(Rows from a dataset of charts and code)
________________________________________
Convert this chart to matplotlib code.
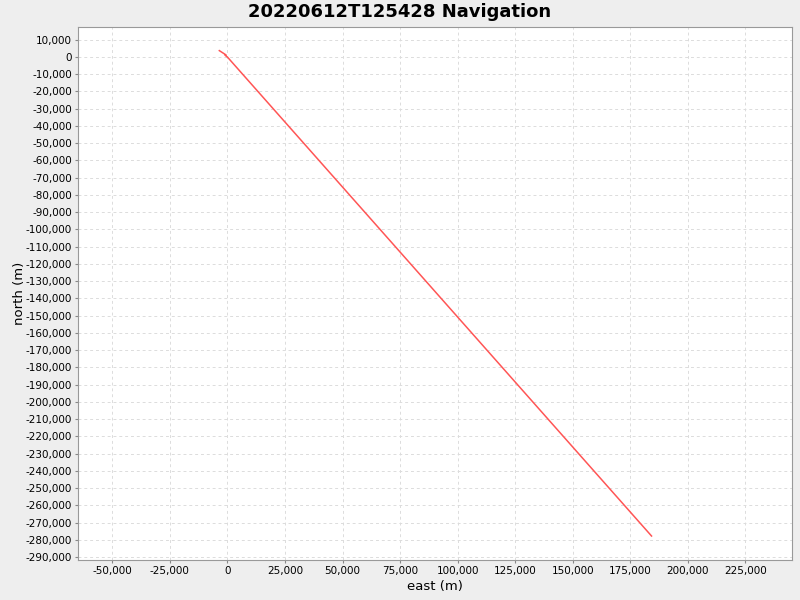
import numpy as np
import matplotlib.pyplot as plt
from matplotlib.ticker import FuncFormatter, MultipleLocator

# navigation track, east / north in metres
east = [-3500, -600, -1100, -400, 0, 184200]
north = [3700, 1200, 1300, 300, 0, -277800]

fig = plt.figure(figsize=(8, 6), dpi=100, facecolor='#eeeeee')
ax = fig.add_axes([0.098, 0.0667, 0.892, 0.8883])
ax.set_facecolor('white')
ax.plot(east, north, color='#ff5555', lw=1.1)

ax.set_xlim(-64700, 245200)
ax.set_ylim(-291700, 17400)
ax.xaxis.set_major_locator(MultipleLocator(25000))
ax.yaxis.set_major_locator(MultipleLocator(10000))
fmt = FuncFormatter(lambda v, p: '{:,.0f}'.format(v))
ax.xaxis.set_major_formatter(fmt)
ax.yaxis.set_major_formatter(fmt)
ax.tick_params(labelsize=7.5, length=2.5, color='#888888', pad=2)
ax.grid(True, ls=(0, (3, 3)), color='#dcdcdc', lw=0.7)
ax.set_axisbelow(True)
for s in ax.spines.values():
    s.set_color('#999999')

ax.set_xlabel('east (m)', fontsize=9.5, labelpad=3)
ax.set_ylabel('north (m)', fontsize=9.5, labelpad=0)
fig.suptitle('20220612T125428 Navigation', fontsize=13, fontweight='bold', y=0.995)

plt.savefig('out.png', dpi=100, facecolor=fig.get_facecolor())
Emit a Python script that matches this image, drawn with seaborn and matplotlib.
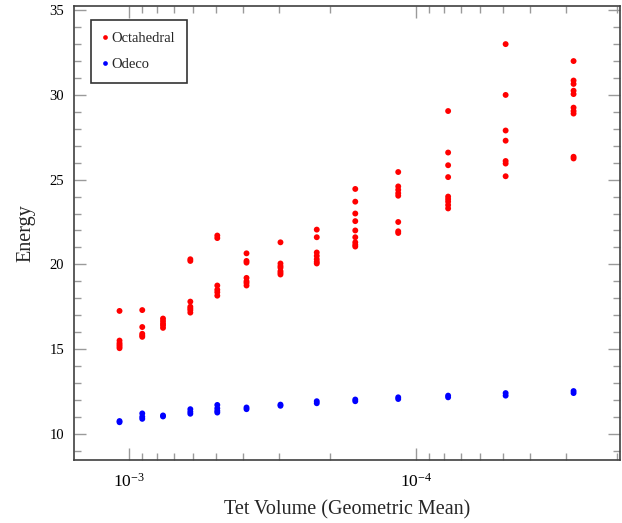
________________________________________
**WHAT THE TASK REQUIRES**. Pull out all lines from the listing that contain the string "matplotlib".

**FULL ANSWER**.
Convert this chart to matplotlib code.
import matplotlib.pyplot as plt
from matplotlib.ticker import FuncFormatter, MultipleLocator
Emit a Python script that matches this image, drawn with seaborn and matplotlib.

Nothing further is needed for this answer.